Astrid Wissenburg, Deputy Chair of RCUK Impact Group and RCUK representative on the Finch Group, and Mark Thorley, Chair of the RCUK Research Outputs Network, explain why open access is so high up the agenda for Research Councils.
Just over a month ago Research Councils UK launched a new Open Access policy. One of the key drivers for making published journal articles freely available through open access mechanisms is the potential it offers to the research community (and beyond) to mash, mine and mix information and knowledge.. This provides real opportunities to substantially further the progress of research and innovation.
Professor Douglas Kell, RCUK Champion for Research and Information Management and CEO of the BBSRC, is well known for arguing the importance of open access to undertake exiting and ground breaking research through text and data mining. His blog gives many examples such as genome-based metabolic network reconstruction, text mining for systems biology, and pulling together disparate literatures and synthesising inductive knowledge in pharmacokinetics, medicine and toxicology.
Beyond the Research Councils, Professor Peter Murray Rust, in his manifesto on Open Mining of Scholarship, notes that the lack of support for text mining stifles the imagination of the wider community and can lead to bad policy decisions through the lack of full use of scientific literature. The Value and Benefits of Text Mining report, commissioned by JISC , highlights that one of the barriers to overcome is providing unrestricted access to information sources.
It is this need for unrestricted access, allowing full use and re-use, which is one of the reasons why the Research Councils, along with the Wellcome Trust, are advocating the use of a Creative Commons ‘Attribution’ license (CC-BY). The CC-BY licence allows others to modify, build upon and/or distribute the licensed work, including for commercial purposes, as long as the original author is credited. Crucially, CC-BY licensed works can be deposited in repositories with no further restrictions on access or re-use. Combine this with requiring immediate access where this is possible, if necessary through paying an open access fee, and we have some of the critical building blocks to fundamentally speed up the scientific and research process.

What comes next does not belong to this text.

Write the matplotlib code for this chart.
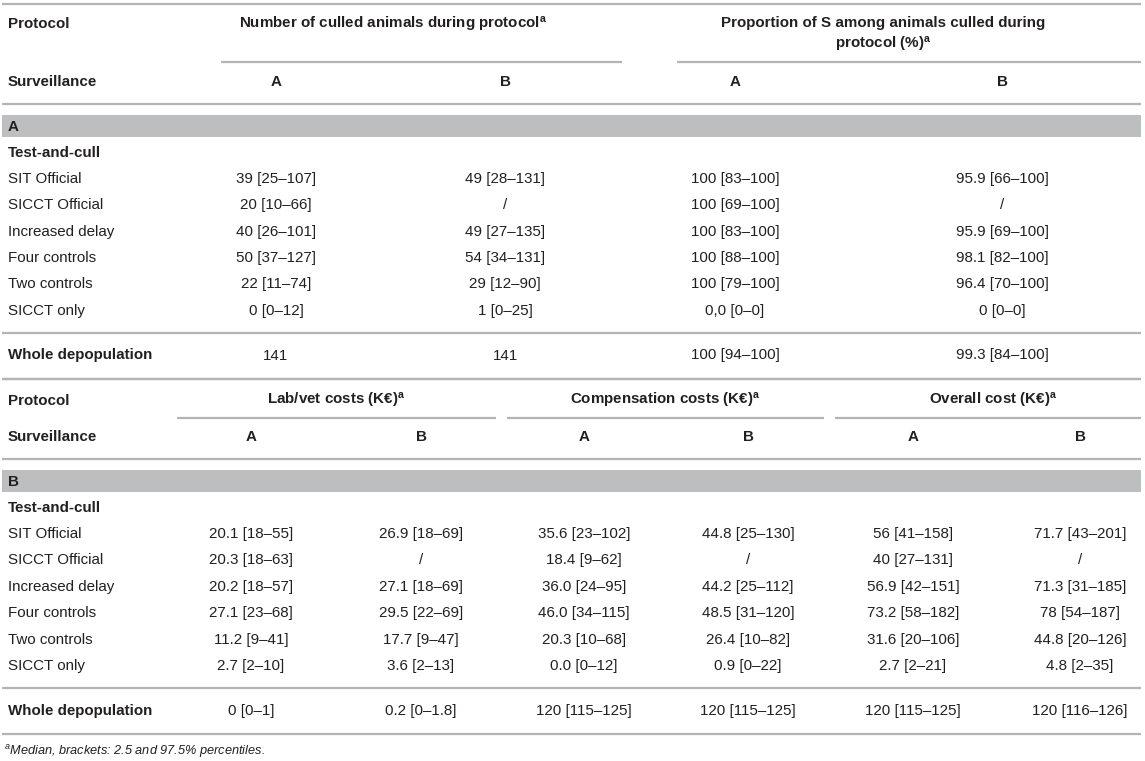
#!/usr/bin/env python3
"""
Redraw of a two-part results table (culled animals and costs per protocol)
as a matplotlib figure, saved to out.png.
"""

import matplotlib
matplotlib.use("Agg")
import matplotlib.pyplot as plt

# ---------------------------------------------------------------- data
protocols = ["SIT Official", "SICCT Official", "Increased delay",
             "Four controls", "Two controls", "SICCT only"]

culled_a = ["39 [25\u2013107]", "20 [10\u201366]", "40 [26\u2013101]",
            "50 [37\u2013127]", "22 [11\u201374]", "0 [0\u201312]"]
culled_b = ["49 [28\u2013131]", "/", "49 [27\u2013135]",
            "54 [34\u2013131]", "29 [12\u201390]", "1 [0\u201325]"]
prop_s_a = ["100 [83\u2013100]", "100 [69\u2013100]", "100 [83\u2013100]",
            "100 [88\u2013100]", "100 [79\u2013100]", "0,0 [0\u20130]"]
prop_s_b = ["95.9 [66\u2013100]", "/", "95.9 [69\u2013100]",
            "98.1 [82\u2013100]", "96.4 [70\u2013100]", "0 [0\u20130]"]
depop_a = ["141", "141", "100 [94\u2013100]", "99.3 [84\u2013100]"]

lab_a = ["20.1 [18\u201355]", "20.3 [18\u201363]", "20.2 [18\u201357]",
         "27.1 [23\u201368]", "11.2 [9\u201341]", "2.7 [2\u201310]"]
lab_b = ["26.9 [18\u201369]", "/", "27.1 [18\u201369]",
         "29.5 [22\u201369]", "17.7 [9\u201347]", "3.6 [2\u201313]"]
comp_a = ["35.6 [23\u2013102]", "18.4 [9\u201362]", "36.0 [24\u201395]",
          "46.0 [34\u2013115]", "20.3 [10\u201368]", "0.0 [0\u201312]"]
comp_b = ["44.8 [25\u2013130]", "/", "44.2 [25\u2013112]",
          "48.5 [31\u2013120]", "26.4 [10\u201382]", "0.9 [0\u201322]"]
overall_a = ["56 [41\u2013158]", "40 [27\u2013131]", "56.9 [42\u2013151]",
             "73.2 [58\u2013182]", "31.6 [20\u2013106]", "2.7 [2\u201321]"]
overall_b = ["71.7 [43\u2013201]", "/", "71.3 [31\u2013185]",
             "78 [54\u2013187]", "44.8 [20\u2013126]", "4.8 [2\u201335]"]
depop_b = ["0 [0\u20131]", "0.2 [0\u20131.8]", "120 [115\u2013125]",
           "120 [115\u2013125]", "120 [115\u2013125]", "120 [116\u2013126]"]

groups_a = ["Number of culled animals during protocol$^{\\mathbf{a}}$",
            "Proportion of S among animals culled during\nprotocol (%)$^{\\mathbf{a}}$"]
groups_b = ["Lab/vet costs (K\u20ac)$^{\\mathbf{a}}$",
            "Compensation costs (K\u20ac)$^{\\mathbf{a}}$",
            "Overall cost (K\u20ac)$^{\\mathbf{a}}$"]
surveillance = ["A", "B"]
footnote = "$^{\\mathit{a}}$Median, brackets: 2.5 and 97.5% percentiles."

# ---------------------------------------------------------------- style
plt.rcParams["font.family"] = ["Liberation Sans", "DejaVu Sans"]
plt.rcParams["mathtext.fontset"] = "custom"
plt.rcParams["mathtext.rm"] = "Liberation Sans"
plt.rcParams["mathtext.it"] = "Liberation Sans:italic"
plt.rcParams["mathtext.bf"] = "Liberation Sans:bold"
plt.rcParams["mathtext.default"] = "regular"

TXT = "#231f20"
RULE = "#b4b4b4"
BAND = "#bcbec0"
FS = 10.9
LEFT, RIGHT = 2, 1141

fig = plt.figure(figsize=(11.45, 7.61), dpi=100)
ax = fig.add_axes([0, 0, 1, 1])
ax.set_xlim(0, 1145)
ax.set_ylim(761, 0)
ax.axis("off")


def rule(y, x0=LEFT, x1=RIGHT):
    ax.plot([x0, x1], [y, y], color=RULE, lw=1.6, solid_capstyle="butt")


def band(y0, y1, label):
    ax.fill_between([LEFT, RIGHT], y0, y1, color=BAND, lw=0)
    ax.text(8, (y0 + y1) / 2 + 1, label, fontsize=FS, fontweight="bold",
            color=TXT, va="center", ha="left")


def cell(x, y, s, bold=False, ha="center"):
    ax.text(x, y, s, fontsize=FS, fontweight="bold" if bold else "normal",
            color=TXT, va="center", ha=ha)


def draw_table(top, groups, group_x, spans, col_x, columns, depop, tag,
               head_y, span_y, surv_y, row0, step):
    rule(top)
    cell(8, head_y, "Protocol", bold=True, ha="left")
    for g, gx in zip(groups, group_x):
        # two-line headers hang from the first row, single ones sit on it
        gy = head_y + 11 if "\n" in g else head_y
        ax.text(gx, gy, g, fontsize=FS, fontweight="bold", color=TXT,
                ha="center", va="center", multialignment="center",
                linespacing=1.4)
    for x0, x1 in spans:
        rule(span_y, x0, x1)
    cell(8, surv_y, "Surveillance", bold=True, ha="left")
    for i, cx in enumerate(col_x):
        cell(cx, surv_y, surveillance[i % 2], bold=True)
    rule(surv_y + 22)
    band(surv_y + 33, surv_y + 55, tag)
    cell(8, row0 - step, "Test-and-cull", bold=True, ha="left")
    for r, name in enumerate(protocols):
        y = row0 + r * step
        cell(8, y, name, ha="left")
        for cx, col in zip(col_x, columns):
            cell(cx, y, col[r])
    y_last = row0 + (len(protocols) - 1) * step
    rule(y_last + 22)
    cell(8, y_last + 45, "Whole depopulation", bold=True, ha="left")
    for cx, v in zip(col_x, depop):
        cell(cx, y_last + 45, v)
    rule(y_last + 68)


# table A
draw_table(top=4,
           groups=groups_a, group_x=[393, 883],
           spans=[(221, 622), (677, RIGHT)],
           col_x=[276, 505, 735, 1002],
           columns=[culled_a, culled_b, prop_s_a, prop_s_b],
           depop=depop_a, tag="A",
           head_y=24, span_y=62, surv_y=82, row0=179, step=26.3)

# table B
draw_table(top=379,
           groups=groups_b, group_x=[336, 665, 993],
           spans=[(177, 496), (507, 824), (835, RIGHT)],
           col_x=[251, 421, 584, 748, 913, 1080],
           columns=[lab_a, lab_b, comp_a, comp_b, overall_a, overall_b],
           depop=depop_b, tag="B",
           head_y=401, span_y=418, surv_y=437, row0=534, step=26.4)

ax.text(4, 752, footnote, fontsize=9.2, style="italic", color=TXT,
        ha="left", va="center")

fig.savefig("out.png", dpi=100)
plt.close(fig)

Murray Rust also notes that text mining is a major tool in data review. and the important role it plays in validating science. A key requirement of the new RCUK policy is that peer reviewed research papers, resulting from Council funded research must include a statement on how the underlying research materials such as data, samples or models can be accessed. This requirement has been included with the specific aim of making the work funded by the Research Councils more open, and so more accountable, both to other scientists and to the wider public. This supports recommendations made in the recent Royal Society report on Science as an Open Enterprise to improve the conduct of science, respond to changing public expectations and political culture and to enable researchers to maximise the impact of their research.
Whilst the requirement for a statement does not imply that the supporting data etc must always be Open Access, researchers must be clear about what supporting information can be made available, and how this can be accessed. Researchers will also need to be equally clear about what it is not possible to make available including the reasons why. For example, it is often not possible to make data relating to human subjects openly available because of issues relating to consent and confidentiality.
Implementing this requirement will be the responsibility of both researchers and their host institutions. Researchers will need to think about openness as they plan and undertake research. Institutions will need to develop an open data culture, and the necessary infrastructure and skills to support this.
Institutional and subject repositories are expected to form a key element of that infrastructure by providing a secure, and accessible, home for the data, models and other information underlying a research paper. They will not be suitable for all material, for example physical samples, however, they can provide a primary repository for a lot of the material, and by holding copies of the associated papers, provide the linkages between the paper and the underlying materials. This is also one of the recommendations of the Finch report Accessibility, sustainability, excellence: how to expand access to research publications. By doing so, institutional and subject repositories, containing ‘green’ and ‘gold’ materials can be an essential facilitator of text and data mining. By supporting both gold and green open access, the Research Councils ensure further opportunities for repositories to develop this role.
Launching the new policy is not an end to the work that the Research Councils have been engaged in since launching their first joint statement on open access in 2005. We are, in conversation with researchers and institutions, in the process of developing the operational details of the policy and will share the details as quickly as they become available. This is a fast moving area of research policy which, as major funders of research in the UK, we have a duty to ensure provides the best possible opportunity to the UK research base.